Additionally, I note that these are in the main the grand gardens of English country houses or urban mansions rather than the more modest domestic examples of town terraces and the suburbs or examples from abroad. It’s something I need to address in a future post, whether they exist, say, in Mesopotamian mythology, in Chinese culture, the global tradition of public open spaces or Jorge Luis Borges’ short stories.
I shall start with two of the children’s novels possibly most cited in reference to gardens, Philippa Pearse’s Tom’s Midnight Garden and Frances Hodgson Burnett’s The Secret Garden. The first is based on the one Pearse knew when she lived in Cambridgeshire and which still exists more than sixty years after the novel was written; the second is a composite of several gardens FHB had been familiar with during her lifetime but principally that at Rolvenden in Kent (despite the novel being set in Yorkshire).
The next couple of gardens are also based on English houses or mansions. Anne Fine’s The Devil Walks is a YA horror tale in the best Gothick tradition, set in a fictional creepy country house with a garden labyrinth known as the Devil Walks which harbours a sinister reputation. Joan Aiken’s The Haunting of Lamb House is based on a real house and garden in Rye, Sussex; her novel has ghosts haunting the garden and the alleyways around the town, and it even features historical figures such as Henry James and E F Benson. Speaking of Henry James, his novel The Aspern Papers is centred on a Venetian palazzo, in the midst of which a largely untended garden stands as a metaphor for an undergrowth of lies and secrets.
The climax of Diana Wynne Jones’s Fire and Hemlock occurs in a garden where the borders with Faërie are very thin: two stone pedestals have the enigmatic phrases NOW HERE and NOWHERE carved onto them.

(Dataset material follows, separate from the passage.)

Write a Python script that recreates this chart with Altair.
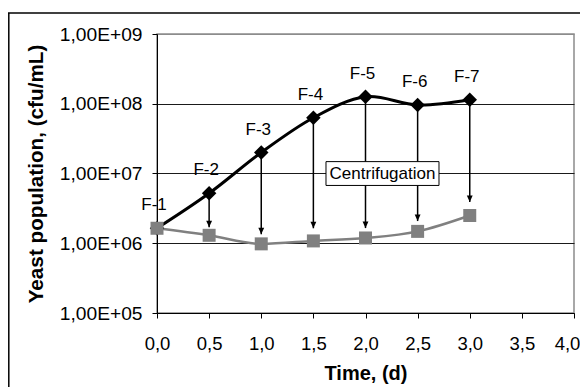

Another garden with strange properties is found in the pages of Sarah Singleton’s The Poison Garden: space and time become malleable in the green spaces featured here.

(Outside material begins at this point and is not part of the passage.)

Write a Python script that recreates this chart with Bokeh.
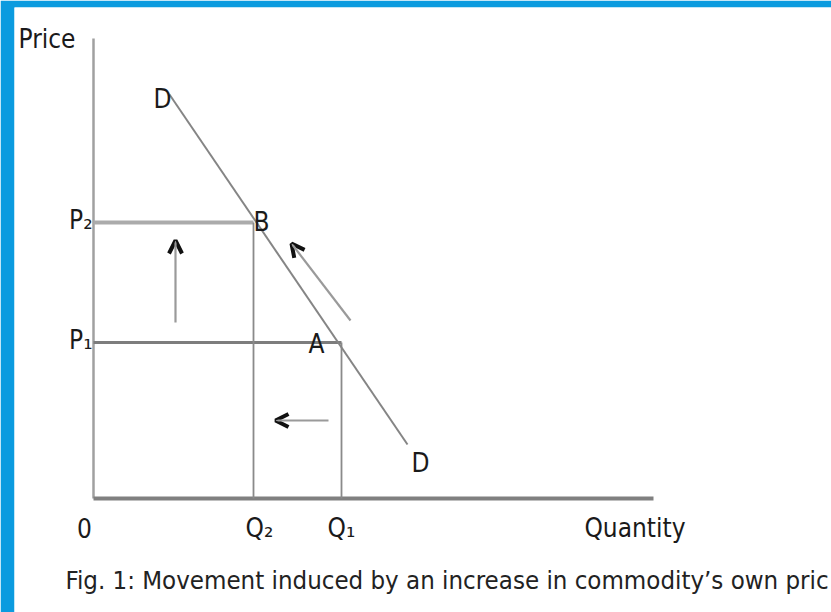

Edith Nesbit’s Long Ago When I Was Young is a series of short memoirs originally appearing as ‘My School-Days: Memories of Childhood’ in The Girl’s Own Paper in 1896 and 1897. The darker incidents of the first few chapters eventually give way to a brief childhood idyll associated with a garden in France. Nesbit was to be an influence on a number of later writers including Joan Aiken, whose short stories about the Armitage family (the surname inspired by her stepfather Martin Armstrong) frequently featured gardens, including the one that gave its title to the collection called The Serial Garden, which I’ve yet to review.

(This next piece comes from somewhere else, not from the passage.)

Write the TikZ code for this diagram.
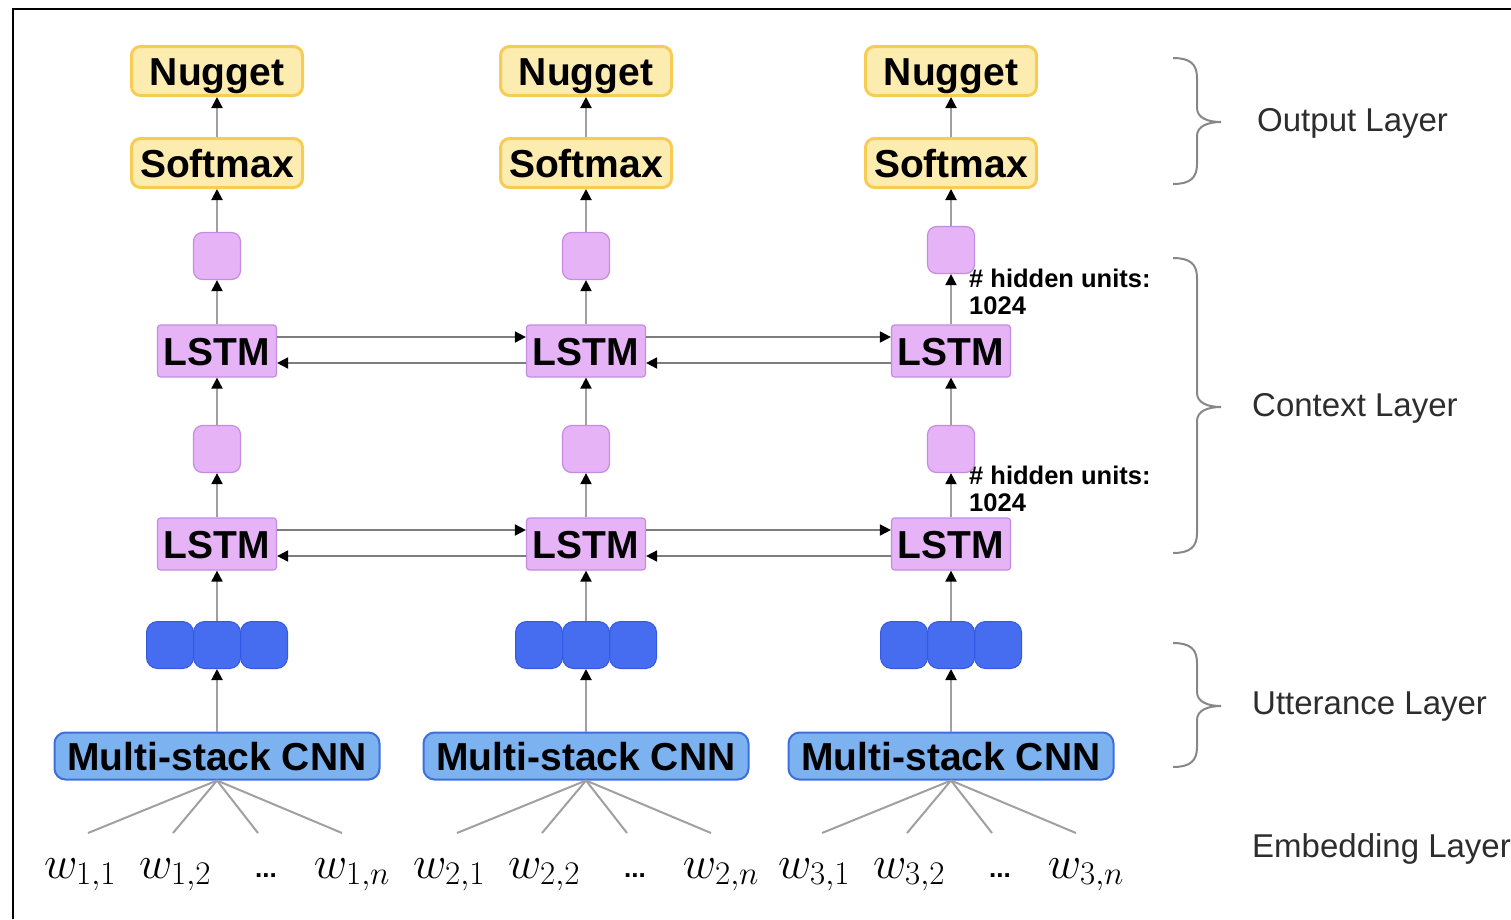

I’ve rather neglected non-fiction, of which I could witter on a bit about books on gardening and illustrated coffee table titles. Instead I’ll conclude with two off-piste books. Simon Winchester’s The Alice behind Wonderland explores Lewis Carroll’s relationship with the Liddell daughters, whom he photographed in the Christ Church cathedral Dean’s Oxford garden. No doubt that particular garden with his favourite model Alice is not unrelated to scenes in the fictional Alice books, such as her famous conversation with the Queen of Hearts in the painted rose garden. Then there is the famous New York museum The Cloisters, filled with treasures from medieval Europe. Timothy B Husband’s monograph Creating The Cloisters mostly describes the building of the structure to house the religious art and architecture, but of course cloisters were the medieval equivalent of the Middle Eastern paradise garden, and the site of the cloisters — on a wooded hill overlooking the Hudson — teems with green spaces and tranquil planting, as photos of the 20th-century development illustrate.
Finally, I come to the popular meme misquoted from Cicero: If you have a garden and a library, you have everything you need. He actually meant “If you make a garden of your library — a place to sit and ruminate, or chat with friends — then you’ll want for nothing.”
As readers this may be as near paradise as one could hope for in this world — especially if the French windows open out onto a real garden where colours abound and scents fill the air and birdsong lulls the senses. Do you have favourite novels evoking gardens?